Everything about Joseph Kiselewski totally explained
Sculptor Joseph Kiselewski, 1901-1986, was born in
Browerville,
Minnesota, graduating from the
Minneapolis School of
Art. Along with many other artists of the time, Kiselewski moved to New York City where he studied at the
National Academy of Design and at
BAID. From 1922 to 1926 he worked as an assistant to
Lee Lawrie. He won the Parisian Beaux Arts competition in 1925; received the Prix de Rome in 1926-1929, and was elected an Associate of the National Academy of Design,
New York City, in 1936, and an Academician in 1944. He received the J. Sanford Saltus Medal in 1970 for excellence in the art of medallic sculpture. He designed various medals for the US Air Force and the US Army (including those for good conduct) in his lifetime in addition to the American Defense Service Medal.
Four
sculptures by Joseph Kiselewski are in the public art collection of the
Bronx, in New York City. They include his involvement, in 1932, with several other
art deco era sculptors in the creation of Eight Statuary Groups, each 100" x 121" x 70", sculpted from Georgia pink marble, sited at the Bronx County Building, 161st Street & Grand Concourse. Kiselewski's three-feet high granite Frogs, are located at P.S. 18 and Patterson Houses, on Morris Avenue, between 145th and 146th Streets. His bronze Bust of
Sylvanus Thayer, 1966, is in the Hall of Fame for Great Americans, Bronx Community College/CUNY, on University Avenue and West 181st Street, as is his bronze Bust of
Oliver Wendell Holmes, Jr., 1970.
In 1977 and 1980, Joseph Kiselewski donated his papers, covering the period, 1923-1980, to the Archives of American Art,
Smithsonian Institution,
Washington, D.C. Included in the papers were biographical material; award and teaching certificates; files on sculpture commissions containing contracts, correspondence, financial records, sketches, printed material, notes and photographs; approximately three hundred photographs of the sculptor, his studio, and his work; 2 pencil drawings; and other items.
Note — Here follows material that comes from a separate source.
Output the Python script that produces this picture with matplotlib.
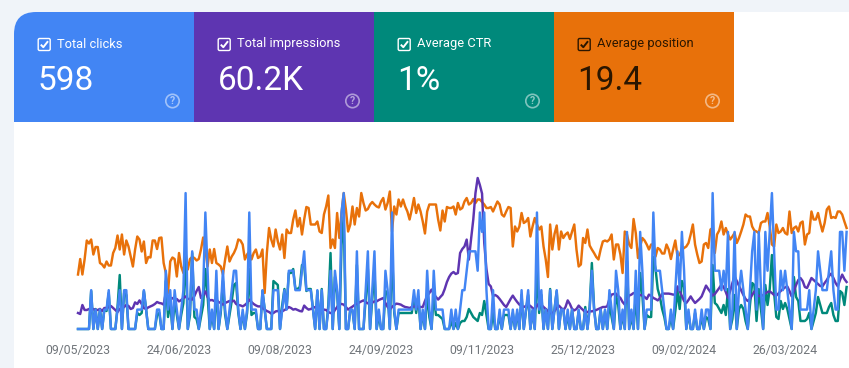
import numpy as np
import matplotlib
matplotlib.use('Agg')
import matplotlib.pyplot as plt
from matplotlib.path import Path
from matplotlib.patches import PathPatch, Rectangle, Circle, FancyBboxPatch

plt.rcParams['font.family'] = ['Roboto', 'DejaVu Sans']

# one value per day, starting 09/05/2023
clicks = [
    0,0,0,0,0,0,2,0,1,0, 1,0,1,1,2,0,0,0,1,2, 0,2,2,0,0,0,0,1,1,1, 2,1,0,0,0,0,1,1,0,0,
    3,1,2,0,2,1,0,1,2,7, 0,1,4,1,1,0,1,2,6,3, 0,1,0,3,0,1,3,1,0,1, 2,3,3,1,0,1,0,1,6,1,
    1,1,0,0,2,1,0,0,0,2, 2,2,0,1,2,1,3,3,3,2, 2,2,3,4,2,2,2,1,0,2, 0,2,0,0,1,3,0,3,2,0,
    6,7,0,0,1,1,0,4,0,0, 0,2,4,0,2,4,0,1,0,0, 3,2,0,6,1,0,1,1,1,1, 1,1,1,2,1,2,0,1,0,3,
    1,0,3,1,1,1,1,0,0,0, 1,0,1,0,1,2,2,3,4,4, 4,4,3,6,5,6,2,0,0,2, 0,0,1,0,1,1,1,0,1,0,
    1,0,2,0,1,2,0,1,0,6, 1,2,0,1,0,2,0,1,2,0, 1,1,0,1,0,1,0,0,1,0, 0,1,0,1,3,1,0,0,1,0,
    1,0,2,1,0,3,2,0,1,0, 5,0,1,0,3,0,5,3,0,1, 1,1,6,3,3,3,2,1,0,0, 1,0,2,4,2,5,3,0,1,0,
    0,1,0,0,1,0,1,1,0,7, 3,3,3,2,3,2,5,0,1,5, 0,2,3,2,1,0,2,4,5,1, 5,2,0,5,3,5,7,4,1,1,
    3,2,3,2,1,0,5,4,4,1, 1,1,1,2,0,1,2,4,3,2, 2,2,3,4,2,1,1,5,5,3, 5,
]
impressions = [
    80,75,120,95,95,100,90,100,95,95, 100,90,105,105,110,115,105,95,85,100,
    105,110,120,115,100,105,133,125,143,125, 105,100,108,113,118,125,135,130,128,122,
    180,165,150,155,145,150,138,145,155,163, 150,150,147,165,190,210,155,170,188,160,
    143,145,140,147,135,130,122,130,135,140, 138,142,125,120,118,113,120,130,147,135,
    125,118,113,113,105,97,90,85,77,80, 88,90,85,88,95,100,110,105,97,100,
    95,90,88,117,105,97,100,105,110,105, 100,97,97,95,85,80,77,95,110,127,
    125,122,110,97,105,112,120,127,132,138, 143,135,128,127,132,138,138,145,150,155,
    130,110,97,110,120,127,125,122,115,110, 108,105,110,113,112,110,110,110,140,165,
    180,197,175,160,147,160,172,200,235,260, 277,285,275,280,380,400,413,447,347,450,
    547,680,755,720,677,430,300,225,213,165, 170,163,150,135,120,110,130,150,167,150,
    135,122,115,110,115,122,115,105,97,115, 130,120,110,100,90,80,77,90,105,117,
    105,93,110,143,125,100,93,100,117,105, 95,83,85,90,88,92,95,100,105,110,
    110,113,150,172,175,177,165,155,135,122, 145,167,172,180,178,175,170,167,160,150,
    172,165,155,150,143,155,177,177,177,177, 175,172,172,213,190,165,140,130,145,163,
    145,130,140,150,163,190,217,200,185,167, 175,190,205,222,210,185,155,190,230,263,
    240,217,195,170,150,140,150,170,188,175, 165,163,170,178,185,188,180,170,167,178,
    190,200,208,213,190,163,190,220,245,255, 240,210,205,230,255,245,235,225,215,213,
    230,245,265,277,255,230,213,245,272,250,235,
]
ctr = [
    0,0,0,0,0,0,1.9,0,1.0,0, 1.0,0,1.0,0.9,1.8,0,0,0,1.1,2.7,
    0,1.8,1.7,0,0,0,0,0.8,0.7,0.8, 1.9,1.0,0,0,0,0,0.7,0.8,0,0,
    2.4,0.6,1.3,0,1.4,0.7,0,0.7,1.3,4.0, 0,0.7,3.8,0.6,0.5,0,0.6,1.2,3.0,1.7,
    0,0.7,0,2.0,0,0.8,2.4,0.7,0,0.7, 1.4,2.2,2.3,0.8,0,0.8,0,0.8,3.0,0.7,
    0.8,0.8,0,0,1.9,1.0,0,0,0,2.4, 2.3,2.2,0,1.2,2.0,1.0,2.8,2.8,3.0,2.0,
    2.0,2.1,3.2,3.2,1.9,2.0,2.0,1.0,0,1.9, 0,2.0,0,0,1.2,3.8,0,2.6,1.8,0,
    4.2,5.6,0,0,1.0,0.9,0,3.2,0,0, 0,1.5,3.0,0,1.5,2.9,0,0.7,0,0,
    1.9,1.8,0,4.0,0.8,0,0.8,0.8,0.8,0.8, 0.8,0.8,0.8,1.6,0.8,1.6,0,0.8,0,1.8,
    0.6,0,1.7,0.7,0.7,0.6,0.5,0,0,0, 0.4,0,0.3,0,0.3,0.4,0.4,0.6,1.0,0.8,
    0.6,0.5,0.4,0.8,0.7,1.4,0.7,0,0,0.8, 0,0,0.7,0,0.7,0.7,0.7,0,0.8,0,
    0.8,0,1.7,0,0.9,1.7,0,0.9,0,3.0, 0.8,1.7,0,1.0,0,2.0,0,1.0,1.9,0,
    1.0,1.0,0,0.7,0,1.0,0,0,0.9,0, 0,1.1,0,1.1,3.3,1.1,0,0,1.0,0,
    0.9,0,1.3,0.6,0,1.7,1.2,0,0.7,0, 3.4,0,0.6,0,1.7,0,2.8,1.7,0,0.7,
    0.6,0.6,3.6,3.0,2.0,1.6,1.0,0.6,0,0, 0.6,0,0.9,1.9,1.0,2.4,2.1,0,0.8,0,
    0,0.8,0,0,0.6,0,0.6,0.5,0,3.2, 1.3,1.2,1.0,0.8,1.2,0.7,2.0,0,0.5,1.7,
    0,1.0,1.2,1.0,0.4,0,1.2,2.3,2.2,0.4, 2.0,1.0,0,2.2,1.2,2.0,3.7,1.8,0.6,0.5,
    1.4,1.0,1.3,1.0,0.5,0,2.6,1.6,1.4,0.4, 0.4,0.4,0.5,0.8,0,0.4,0.8,1.6,1.2,0.8,
    0.8,0.8,1.1,1.3,0.7,0.4,0.4,1.9,1.8,1.2,2.1,
]
position = [
    10.9,14,10.9,13.9,17.7,17.1,17.9,14.9,16.4,16.4, 13.2,12.9,12.3,13.5,12.7,12.7,15.2,16.2,18.7,15.9,
    18.9,14.9,17.7,16.5,14.5,12.5,15.9,18.5,17.9,15.5, 17.5,13.2,14.4,14.3,17.7,17.7,16,18.2,18.3,13.2,
    11.2,7.2,13.5,14.3,14,10.5,15.2,12.5,11.2,15.2, 11.9,14,14.4,14.2,13.7,14,15.9,18.3,15.9,12.5,
    15.9,13.2,16,13.2,12.9,12.5,10.9,13.9,16.5,13.5, 14.5,15.2,16.2,17.9,17.7,16.9,13.9,14.9,15.5,13.9,
    15.2,15.9,14.2,14.5,15.9,7.2,15.2,20.2,17.9,16.5, 19.9,17.5,15.9,18.9,14.2,19.9,19.2,19.2,21.9,23.7,
    20.5,22.2,18.9,21.9,24.4,24.2,20.9,20.9,20.9,21.5, 19.5,19.2,22.9,24.5,26.7,16.2,17.9,16.2,23.2,18.2,
    23.2,27.2,23.9,19.5,20.9,24.5,20.9,24.2,22.5,27.2, 25.2,23.7,24,24.9,25.4,24.9,24.5,24.3,25.5,26.2,
    23.9,25.2,27.5,19.5,24.5,22.9,25.9,24.5,25.9,24.5, 23.5,21.9,23.9,26.2,23.2,24.9,23.5,21.5,19.1,23.5,
    24.9,24.9,24.9,24.9,21.9,19.7,23.7,21.5,24.4,24.2, 24.2,24.5,22.9,25.2,23.9,24.2,25.5,26.2,24.9,25.2,
    26,25.2,25.9,25.9,25.4,24.9,24.2,24.2,24.4,23.5, 24.5,25.5,24.9,22.9,22.5,23.5,24.4,24.2,16.5,20.5,
    19.5,20.5,23.2,21.2,21.5,22.2,18.5,20.5,22.2,20.9, 19.9,20.5,16.5,13.9,10.4,20.9,15.9,19,20.7,15.9,
    19.5,18.2,18.9,19.3,18,19.5,20.9,15.9,12.5,12.9, 18.2,17.2,19.9,16.7,15.9,15.2,14.4,13.9,15.9,17.5,
    17.7,17.5,17.9,18.9,13.9,16.9,16.9,14.9,11.2,19.5, 18.9,16.9,16.2,22,19.2,14.2,16.5,18.2,17.7,16.9,
    15.9,16.9,16.9,14.5,16.2,15.9,15.1,15.1,16.9,15.9, 14,15.9,17.7,14.5,14.9,15.9,16.2,16.5,17.2,18.9,
    20.9,16.9,14.9,13.2,13.5,16.9,17.2,16.2,19.9,20.2, 15.2,18.9,19.7,21.5,18.9,20.2,18.9,17.9,18.5,19.2,
    17.2,18.2,19.5,20.9,22.9,22.5,22.5,20.5,19.7,19.5, 19.2,21.2,21.5,21.5,23.2,20.5,16.9,16.5,20.9,19.2,
    19.5,20.2,19.2,18.9,23.5,19.2,20.2,20.5,19.5,21.2, 21.5,16.9,18.9,19.2,23.5,21.9,21.9,23.2,21.2,19.5,
    21.2,23.9,24.5,22.2,22.4,22.2,23.5,23.5,22.9,21.5,20.2,
]

tick_days = [0, 46, 92, 138, 184, 230, 276, 322]
tick_labels = ['09/05/2023', '24/06/2023', '09/08/2023', '24/09/2023',
               '09/11/2023', '25/12/2023', '09/02/2024', '26/03/2024']

card_titles = ['Total clicks', 'Total impressions', 'Average CTR', 'Average position']
card_values = ['598', '60.2K', '1%', '19.4']
card_colors = ['#4285F4', '#5E35B1', '#00897B', '#E8710A']
card_inks = ['white', 'white', 'white', '#2b1600']


def rounded_corner_path(x0, y0, x1, y1, r):
    # only the top left corner is round
    verts = [(x0, y1), (x0, y0 + r), (x0, y0), (x0 + r, y0), (x1, y0), (x1, y1), (x0, y1)]
    codes = [Path.MOVETO, Path.LINETO, Path.CURVE3, Path.CURVE3, Path.LINETO, Path.LINETO, Path.CLOSEPOLY]
    return Path(verts, codes)


def draw_card(bg, i):
    left = 14 + i * 180
    ink = card_inks[i]
    if i == 0:
        bg.add_patch(PathPatch(rounded_corner_path(left, 12, left + 180, 122, 22),
                               fc=card_colors[i], ec='none'))
    else:
        bg.add_patch(Rectangle((left, 12), 180, 110, fc=card_colors[i], ec='none'))

    # checkbox
    bg.add_patch(FancyBboxPatch((left + 24.2, 38.5), 12, 12, boxstyle='round,pad=0,rounding_size=1.5',
                                fc='none', ec=ink, lw=1.0))
    bg.plot([left + 26.8, left + 29.3, left + 34], [44.6, 47.2, 41.2], color=ink, lw=1.4,
            solid_capstyle='butt')

    bg.text(left + 43, 44, card_titles[i], color=ink, fontsize=9.3, va='center', ha='left')
    bg.text(left + 23.5, 80.5, card_values[i], color=ink, fontsize=24, va='center', ha='left')

    # help icon
    bg.add_patch(Circle((left + 158.5, 101), 6.7, fc='none', ec='white', lw=1.2, alpha=0.5))
    bg.text(left + 158.5, 101.3, '?', color='white', alpha=0.55, fontsize=7.5, va='center',
            ha='center', fontweight='bold')


def main():
    fig = plt.figure(figsize=(8.49, 3.68), dpi=100, facecolor='#F0F4F9')

    # page and cards, in pixels of the picture
    bg = fig.add_axes([0, 0, 1, 1])
    bg.set_xlim(0, 849)
    bg.set_ylim(368, 0)
    bg.axis('off')
    bg.add_patch(PathPatch(rounded_corner_path(14, 12, 860, 380, 22), fc='white', ec='none'))
    for i in range(4):
        draw_card(bg, i)

    # chart, each metric has its own hidden scale
    rect = [78 / 849, (368 - 329) / 368, (849 - 78) / 849, 154 / 368]
    ax = fig.add_axes(rect)
    ax.patch.set_alpha(0)
    series = [(position, 30.8, '#E8710A'), (ctr, 7.7, '#00897B'),
              (impressions, 770, '#5E35B1'), (clicks, 7.93, '#4285F4')]

    for n, (values, top, color) in enumerate(series):
        a = ax if n == 0 else ax.twinx()
        a.plot(np.arange(len(values)), values, color=color, lw=1.75, clip_on=False,
               solid_joinstyle='round')
        a.set_ylim(0, top)
        a.set_xlim(0, 351.1)
        a.set_yticks([])
        for s in a.spines.values():
            s.set_visible(False)

    ax.set_xticks(tick_days)
    ax.set_xticklabels(tick_labels, fontsize=8.8, color='#70757A')
    ax.tick_params(axis='x', length=0, pad=10.5)

    fig.savefig('out.png', dpi=100, facecolor=fig.get_facecolor())


if __name__ == "__main__":
    main()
George Gurney, a Washington, D.C. curator and art historian interviewed twenty-one sculptors in 1977-1978, one of which was Joseph Kiselewski, for an exhibition, "Sculpture and the Federal Triangle," held at the
National Museum of American Art, October 26, 1979 through January 6, 1980. While Gurney conducted most of the interviews on tape, there's only a questionnaire answered by Kiselewski, which is part of the Gurney material, also on file in the Archives of American Art, Smithsonian Institution, Washington, D.C.